While CE marking and certificates will continue to be recognised by the UK until June 2023, import/export administration is likely to change and become more burdensome. Manufacturers using separate products for GB (UKCA) and the EU and Northern Ireland (CE marked) will need to plan for how to ensure that the CE marked product is not shipped to GB post June 2023. Ensuring that processes and resources are in place to deal with developing situations will help manufacturers hit the ground running.

Clinical Investigations
Many businesses will find that clinical investigations are carried out across multiple sites, some of which are outside the UK. In these instances, manufacturers will do well to have a plan for implementation and management of investigations, in compliance with local requirements. It is likely that the MHRA will also continue to update their requirements for clinical trials in the UK.

Data Protection and Standards
New tensions are emerging between the EU and the UK concerning UK data protection rules and the EU’s General Data Protection Regulation (GDPR), suggesting that maintaining ‘equivalency’ may involve a number of different phases.

Compliance with applicable standards also requires close attention; the list of designated standards for medical devices issued by the UK’s Department for Health and Social Care is based on the list of harmonised standards published in the Official Journal of the EU, which in turn are harmonised to the MDD, AIMDD and IVDD. More recently published standards, however, have not been harmonised to the latter European directives and are thus not in the UK’s designated list, despite being considered state of the art. It would be prudent for manufacturers to monitor the state-of-the-art standards and apply where applicable, rather than rely on superseded and outdated standards.

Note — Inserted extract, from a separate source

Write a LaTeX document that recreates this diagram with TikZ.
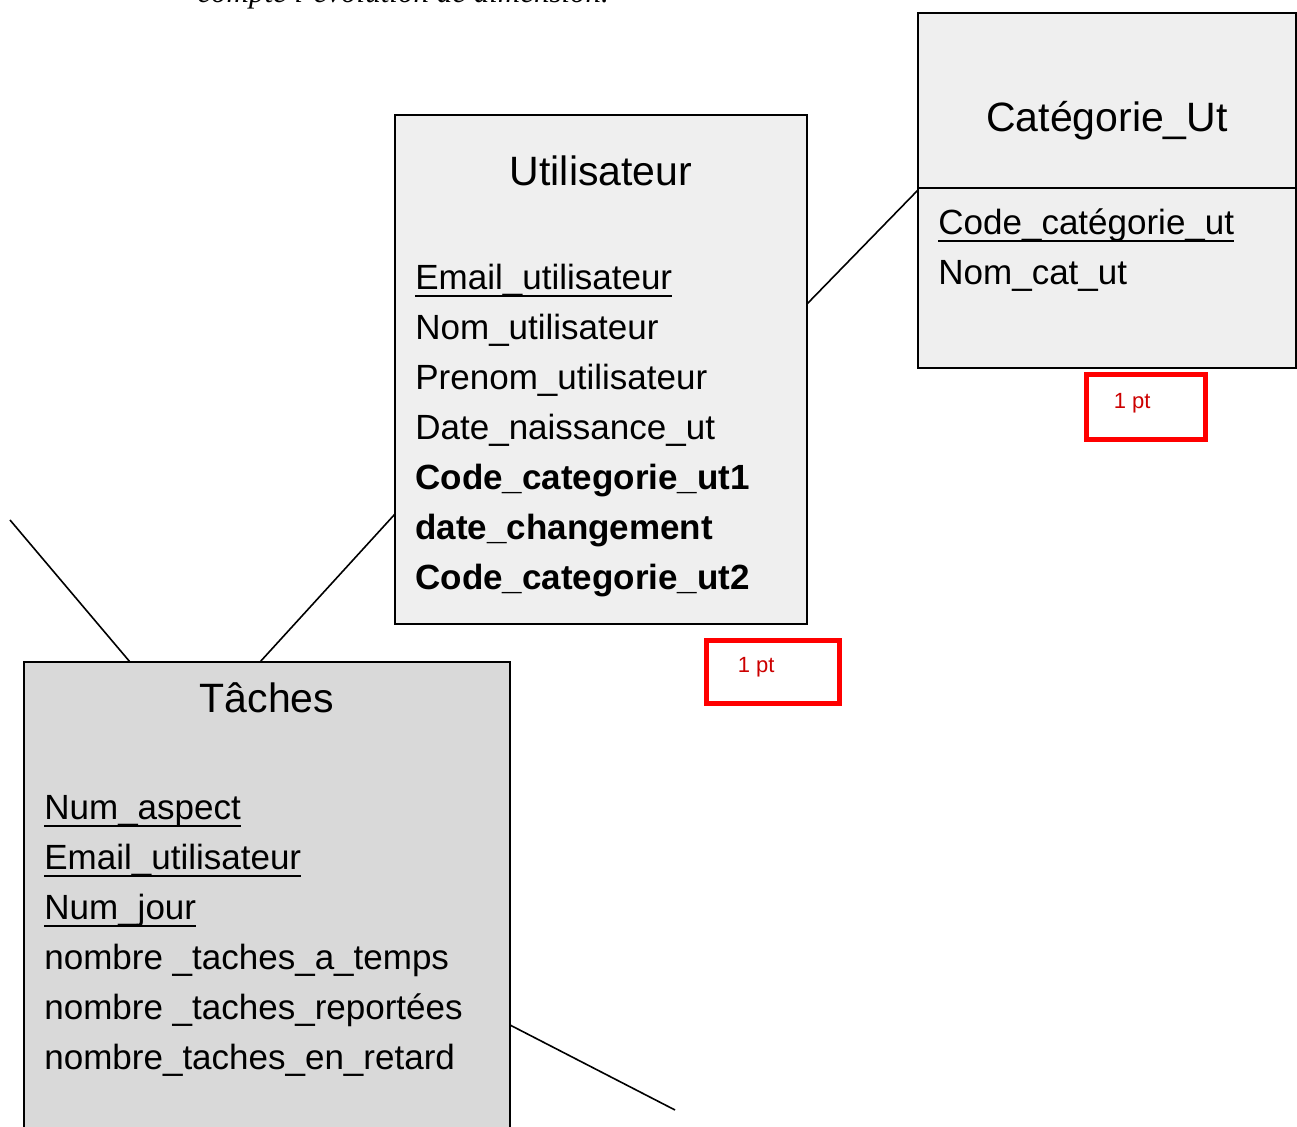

As the UK moves into a new regulatory regime, medical device manufacturers who have already invested time and resources to comply with EU MDR and IVDR can use this to attain their UKCA mark. However, a dynamic compliance environment combined with the new onus relating to export policies means that close attention needs to be paid on numerous fronts. Keeping pace with this changing environment will ensure that manufacturers face the future with confidence and do not lose important space on their markets.